Local Authorities Defy Iran’s Commitment to Federation and Refuse to Allow Women at Volleyball Match
Despite assurances by Iranian authorities that they would comply with international rules and allow women to attend the Beach Volleyball World Championship on Kish Island, women are being turned away.
Following refusal of authorities to allow female spectators to attend the Championship matches in Kish Island in southern Iran, a source at the Iranian Volleyball Federation told the International Campaign for Human Rights in Iran that most likely the local authorities have acted arbitrarily and of their own accord in turning the women away.
“The Iranian Volleyball Federation had aimed to satisfy the International Volleyball Federation’s requirements pertaining to allowing female spectators in the Kish Free Zone,” the source told the Campaign. “The issue will most likely be reviewed at the Iranian Volleyball Federation over the coming days, the source added.”
Before the start of the championship, the head of Iran’s Volleyball Federation, Mohammad Reza Davarzani, assured people that the relatives and guests of team members would be allowed to watch the events from the stands—implying that women would also be allowed to attend.
The International Volleyball Federation only agreed with Iran’s request to host the event after receiving assurances that female fans would not be banned from the event.
The semi-official Iranian Student News Agency (ISNA) had quoted a communications director at the World Volleyball Federation on February 7, 2016, saying: “We have received guarantees from the Iranian organizers of the Beach Volleyball World Tour that anyone, regardless of gender or age, would be able to watch the games.”
But on the opening day of the five-day event at the popular vacation destination of Kish Island, on February 15, 2016, women were not allowed to sit in the stands.

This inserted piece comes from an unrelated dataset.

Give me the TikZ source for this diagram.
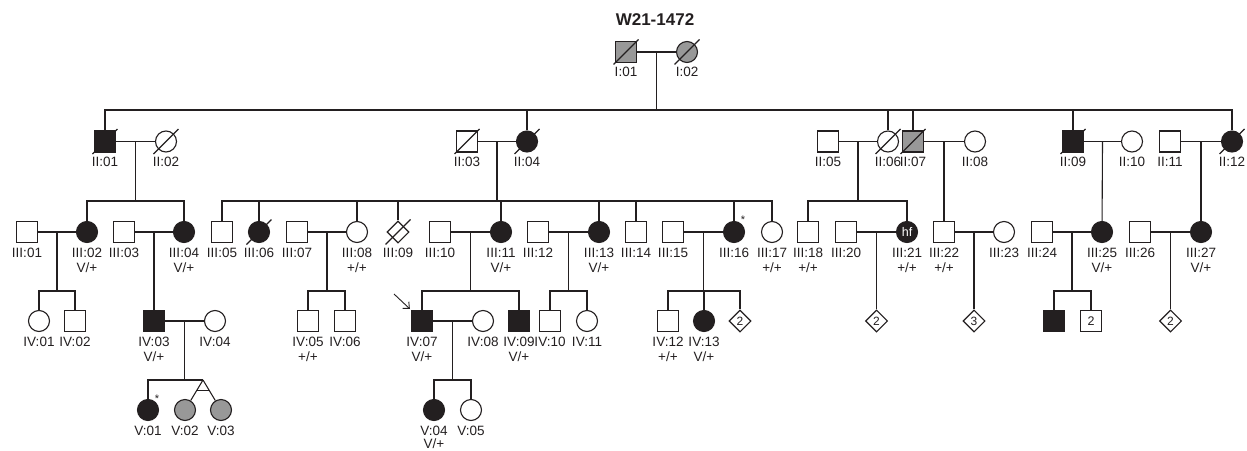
\documentclass[tikz,border=0pt]{standalone}
\usepackage{fontspec}
\setmainfont{Liberation Sans}
\usetikzlibrary{shapes.geometric,calc,arrows.meta}
\definecolor{affgray}{RGB}{152,152,152}
\definecolor{ink}{RGB}{35,31,32}
\newcommand\plab[2]{\node[lab] (#1l) at ($(#1)+(0,20.5)$) {#2};}
\newcommand\pgen[2]{\node[lab] (#1g) at ($(#1)+(0,36)$) {#2};}
\begin{document}
\begin{tikzpicture}[x=1pt,y=-1pt,
  sym/.style={draw=ink,line width=1.1pt,inner sep=0pt,fill=white,text=ink},
  male/.style={sym,rectangle,minimum size=21pt,font=\fontsize{12.5}{12.5}\selectfont},
  fem/.style={sym,circle,minimum size=21pt,font=\fontsize{12.5}{12.5}\selectfont},
  unk/.style={sym,diamond,minimum width=22pt,minimum height=22pt,font=\fontsize{12}{12}\selectfont},
  aff/.style={fill=ink},
  gry/.style={fill=affgray},
  lab/.style={font=\fontsize{13.5}{13.5}\selectfont,text=ink,inner sep=0pt,text height=9.6pt,text depth=0pt},
  ast/.style={font=\fontsize{11}{11}\selectfont,text=ink,inner sep=0pt},
  ln/.style={draw=ink,line width=1.1pt},
]
\useasboundingbox (0,0) rectangle (1247,450);
\coordinate (r1) at (0,110);
\coordinate (r2) at (0,201);
\coordinate (r3) at (0,291);
\coordinate (r4) at (0,380);

\node[font=\bfseries\fontsize{17}{17}\selectfont,text=ink] (title) at (655,20) {W21-1472};

% Generation I
\node[male,gry] (I01) at (626,52) {};
\node[fem,gry] (I02) at (687,52) {};
% Generation II
\node[male,aff] (II01) at (105,141.5) {};
\node[fem] (II02) at (166,141.5) {};
\node[male] (II03) at (467,141.5) {};
\node[fem,aff] (II04) at (527,141.5) {};
\node[male] (II05) at (828,141.5) {};
\node[fem] (II06) at (888,141.5) {};
\node[male,gry] (II07) at (913,141.5) {};
\node[fem] (II08) at (975,141.5) {};
\node[male,aff] (II09) at (1073,141.5) {};
\node[fem] (II10) at (1132,141.5) {};
\node[male] (II11) at (1170,141.5) {};
\node[fem,aff] (II12) at (1232,141.5) {};
% Generation III
\node[male] (III01) at (27,232) {};
\node[fem,aff] (III02) at (87,232) {};
\node[male] (III03) at (124,232) {};
\node[fem,aff] (III04) at (184,232) {};
\node[male] (III05) at (222,232) {};
\node[fem,aff] (III06) at (259,232) {};
\node[male] (III07) at (297,232) {};
\node[fem] (III08) at (357,232) {};
\node[unk] (III09) at (398,232) {};
\node[male] (III10) at (440,232) {};
\node[fem,aff] (III11) at (501,232) {};
\node[male] (III12) at (538,232) {};
\node[fem,aff] (III13) at (599,232) {};
\node[male] (III14) at (636,232) {};
\node[male] (III15) at (673,232) {};
\node[fem,aff] (III16) at (734,232) {};
\node[fem] (III17) at (772,232) {};
\node[male] (III18) at (808,232) {};
\node[male] (III20) at (846,232) {};
\node[fem,aff,text=white] (III21) at (907,232) {hf};
\node[male] (III22) at (944,232) {};
\node[fem] (III23) at (1004,232) {};
\node[male] (III24) at (1042,232) {};
\node[fem,aff] (III25) at (1102,232) {};
\node[male] (III26) at (1140,232) {};
\node[fem,aff] (III27) at (1201,232) {};
% Generation IV
\node[fem] (IV01) at (39,321) {};
\node[male] (IV02) at (75,321) {};
\node[male,aff] (IV03) at (154,321) {};
\node[fem] (IV04) at (215,321) {};
\node[male] (IV05) at (308,321) {};
\node[male] (IV06) at (345,321) {};
\node[male,aff] (IV07) at (422,321) {};
\node[fem] (IV08) at (483,321) {};
\node[male,aff] (IV09) at (519,321) {};
\node[male] (IV10) at (550,321) {};
\node[fem] (IV11) at (587,321) {};
\node[male] (IV12) at (668,321) {};
\node[fem,aff] (IV13) at (704,321) {};
\node[unk] (IVd1) at (740,321) {2};
\node[unk] (IVd2) at (876.5,321) {2};
\node[unk] (IVd3) at (974,321) {3};
\node[male,aff] (IVa) at (1054,321) {};
\node[male] (IVb) at (1091,321) {2};
\node[unk] (IVd4) at (1170.5,321) {2};
% Generation V
\node[fem,aff] (V01) at (148,410) {};
\node[fem,gry] (V02) at (185,410) {};
\node[fem,gry] (V03) at (221,410) {};
\node[fem,aff] (V04) at (434,410) {};
\node[fem] (V05) at (471,410) {};

% deceased slashes
\foreach \n in {I01,I02,II01,II02,II03,II04,II06,II07,II09,II12,III06,III09}
  \draw[ln] ($(\n)+(-12.5,12.5)$) -- ($(\n)+(12.5,-12.5)$);

% Gen I family
\draw[ln] (I01) -- (I02);
\coordinate (mI) at ($(I01)!0.5!(I02)$);
\draw[ln] (mI) -- (mI |- r1);
\draw[ln] (II01.north) -- (II01.north |- r1) -| (II12.north);
\foreach \c in {II04,II06,II07,II09} \draw[ln] (\c.north) -- (\c.north |- r1);

% Gen II marriages
\draw[ln] (II01) -- (II02);
\draw[ln] (II03) -- (II04);
\draw[ln] (II05) -- (II06);
\draw[ln] (II07) -- (II08);
\draw[ln] (II09) -- (II10);
\draw[ln] (II11) -- (II12);
\coordinate (m1) at ($(II01)!0.5!(II02)$);
\coordinate (m2) at ($(II03)!0.5!(II04)$);
\coordinate (m3) at ($(II05)!0.5!(II06)$);
\coordinate (m4) at ($(II07)!0.5!(II08)$);
\coordinate (m5) at ($(II09)!0.5!(II10)$);
\coordinate (m6) at ($(II11)!0.5!(II12)$);
\draw[ln] (m1) -- (m1 |- r2);
\draw[ln] (III02.north) -- (III02.north |- r2) -| (III04.north);
\draw[ln] (m2) -- (m2 |- r2);
\draw[ln] (III05.north) -- (III05.north |- r2) -| (III17.north);
\foreach \c in {III06,III08,III09,III11,III13,III14,III16} \draw[ln] (\c.north) -- (\c.north |- r2);
\draw[ln] (m3) -- (m3 |- r2);
\draw[ln] (III18.north) -- (III18.north |- r2) -| (III21.north);
\draw[ln] (m4) -- (III22);
\draw[ln] (m5) -- (III25);
\draw[ln] (m6) -- (III27);

% Gen III marriages
\draw[ln] (III01) -- (III02);
\draw[ln] (III03) -- (III04);
\draw[ln] (III07) -- (III08);
\draw[ln] (III10) -- (III11);
\draw[ln] (III12) -- (III13);
\draw[ln] (III15) -- (III16);
\draw[ln] (III20) -- (III21);
\draw[ln] (III22) -- (III23);
\draw[ln] (III24) -- (III25);
\draw[ln] (III26) -- (III27);
\coordinate (n1) at ($(III01)!0.5!(III02)$);
\coordinate (n2) at ($(III03)!0.5!(III04)$);
\coordinate (n3) at ($(III07)!0.5!(III08)$);
\coordinate (n4) at ($(III10)!0.5!(III11)$);
\coordinate (n5) at ($(III12)!0.5!(III13)$);
\coordinate (n6) at ($(III15)!0.5!(III16)$);
\coordinate (n7) at ($(III20)!0.5!(III21)$);
\coordinate (n8) at ($(III22)!0.5!(III23)$);
\coordinate (n9) at ($(III24)!0.5!(III25)$);
\coordinate (n10) at ($(III26)!0.5!(III27)$);
\draw[ln] (n1) -- (n1 |- r3);
\draw[ln] (IV01.north) -- (IV01.north |- r3) -| (IV02.north);
\draw[ln] (n2) -- (IV03);
\draw[ln] (n3) -- (n3 |- r3);
\draw[ln] (IV05.north) -- (IV05.north |- r3) -| (IV06.north);
\draw[ln] (n4) -- (n4 |- r3);
\draw[ln] (IV07.north) -- (IV07.north |- r3) -| (IV09.north);
\draw[ln] (n5) -- (n5 |- r3);
\draw[ln] (IV10.north) -- (IV10.north |- r3) -| (IV11.north);
\draw[ln] (n6) -- (n6 |- r3);
\draw[ln] (IV12.north) -- (IV12.north |- r3) -| (IVd1.north);
\draw[ln] (IV13.north) -- (IV13.north |- r3);
\draw[ln] (n7) -- (IVd2);
\draw[ln] (n8) -- (IVd3);
\draw[ln] (n9) -- (n9 |- r3);
\draw[ln] (IVa.north) -- (IVa.north |- r3) -| (IVb.north);
\draw[ln] (n10) -- (IVd4);

% Gen IV marriages
\draw[ln] (IV03) -- (IV04);
\draw[ln] (IV07) -- (IV08);
\coordinate (o1) at ($(IV03)!0.5!(IV04)$);
\coordinate (o2) at ($(IV07)!0.5!(IV08)$);
\coordinate (tw) at (203,380);
\draw[ln] (o1) -- (o1 |- r4);
\draw[ln] (V01.north) |- (tw);
\draw[ln] (tw) -- (V02);
\draw[ln] (tw) -- (V03);
\draw[ln] ($(tw)!0.34!(V02.center)$) -- ($(tw)!0.34!(V03.center)$);
\draw[ln] (o2) -- (o2 |- r4);
\draw[ln] (V04.north) -- (V04.north |- r4) -| (V05.north);

% proband arrow
\coordinate (arr) at (394,294);
\draw[ln,line width=0.9pt,-{Straight Barb[length=5pt,width=9pt]},shorten >=1.5pt] (arr) -- (IV07.north west);

% asterisks
\node[ast] (astV01) at (157,398.5) {*};
\node[ast] (astIII16) at (743,219.5) {*};

% labels
\node[lab] (I01l) at ($(I01)+(0,20)$) {I:01};
\node[lab] (I02l) at ($(I02)+(0,20)$) {I:02};
\plab{II01}{II:01}\plab{II02}{II:02}\plab{II03}{II:03}\plab{II04}{II:04}
\plab{II05}{II:05}\plab{II06}{II:06}\plab{II07}{II:07}\plab{II08}{II:08}
\plab{II09}{II:09}\plab{II10}{II:10}\plab{II11}{II:11}\plab{II12}{II:12}
\plab{III01}{III:01}\plab{III02}{III:02}\plab{III03}{III:03}\plab{III04}{III:04}
\plab{III05}{III:05}\plab{III06}{III:06}\plab{III07}{III:07}\plab{III08}{III:08}
\plab{III09}{III:09}\plab{III10}{III:10}\plab{III11}{III:11}\plab{III12}{III:12}
\plab{III13}{III:13}\plab{III14}{III:14}\plab{III15}{III:15}\plab{III16}{III:16}
\plab{III17}{III:17}\plab{III18}{III:18}\plab{III20}{III:20}\plab{III21}{III:21}
\plab{III22}{III:22}\plab{III23}{III:23}\plab{III24}{III:24}\plab{III25}{III:25}
\plab{III26}{III:26}\plab{III27}{III:27}
\pgen{III02}{V/+}\pgen{III04}{V/+}\pgen{III08}{+/+}\pgen{III11}{V/+}
\pgen{III13}{V/+}\pgen{III17}{+/+}\pgen{III18}{+/+}\pgen{III21}{+/+}
\pgen{III22}{+/+}\pgen{III25}{V/+}\pgen{III27}{V/+}
\plab{IV01}{IV:01}\plab{IV02}{IV:02}\plab{IV03}{IV:03}\plab{IV04}{IV:04}
\plab{IV05}{IV:05}\plab{IV06}{IV:06}\plab{IV07}{IV:07}\plab{IV08}{IV:08}
\plab{IV09}{IV:09}\plab{IV10}{IV:10}\plab{IV11}{IV:11}\plab{IV12}{IV:12}
\plab{IV13}{IV:13}
\pgen{IV03}{V/+}\pgen{IV05}{+/+}\pgen{IV07}{V/+}\pgen{IV09}{V/+}
\pgen{IV12}{+/+}\pgen{IV13}{V/+}
\plab{V01}{V:01}\plab{V02}{V:02}\plab{V03}{V:03}\plab{V04}{V:04}\plab{V05}{V:05}
\node[lab] (V04g) at ($(V04)+(0,34)$) {V/+};
\end{tikzpicture}
\end{document}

A sports writer told the Campaign that according to eyewitnesses, some women watched the matches and took photos from the rooftop of a nearby coffee shop after being stopped from entering the event center.
Volleyball is the only men’s sport Iranian women have occasionally been allowed to watch from arena stands in Iran. Even though an order to ban women from watching all men’s matches has been strictly enforced in the past three years, women’s groups have been working hard to reverse it.
The last organized protest against the ban took place during the Volleyball World League matches in Tehran in June 2015 when 481 civil activists wrote to the Interior Minister calling for an end to the ban. But female fans were again barred from the 12,000-seat Azadi Arena on June 13, 2015.
A year earlier, on June 20, 2014, a larger number of women were also stopped from entering the arena, including Sara Ghassempour, the director of President Hassan Rouhani’s Working Group for Girls.
Ghassempour’s attempts to persuade police officials to allow women through did not resolve the standoff, and during the third encounter with female fans on June 20, 2014 the police resorted to violence and beat up several protesters, including a female reporter from the Shargh daily newspaper, Fatemeh Jamalpour.
Five days later, Ghoncheh Ghavami, a British-Iranian dual national, was arrested for trying to enter the Azadi stadium to watch a volleyball match between Iran and Italy. She was sentenced to a year in prison for “propaganda against the state” but was released after six months.
The Rouhani government’s position has been generally supportive of the presence of women at sport events, but the administration has not expended any political capital to try to make it happen.
The demand for attending the match between Iran and the U.S. volleyball team in Tehran on June 19, 2015 was particularly high due to the government’s initial support, but no women were allowed into the arena, not even female members of the press.
At the time Rouhani’s Vice President for Women’s and Family Affairs, Shahindokht Mowlaverdi, admitted that the government was not able to fulfill its promise to open the arena’s doors to women due to objections raised by a number of senior clerics.
Radical groups, including Ansar Hezbollah, a shadowy semi-official group known for its physical attacks against citizens who question ultra-conservative dictates, have also warned of “bloody” consequences if the government removes restrictions on female fans attending sports matches.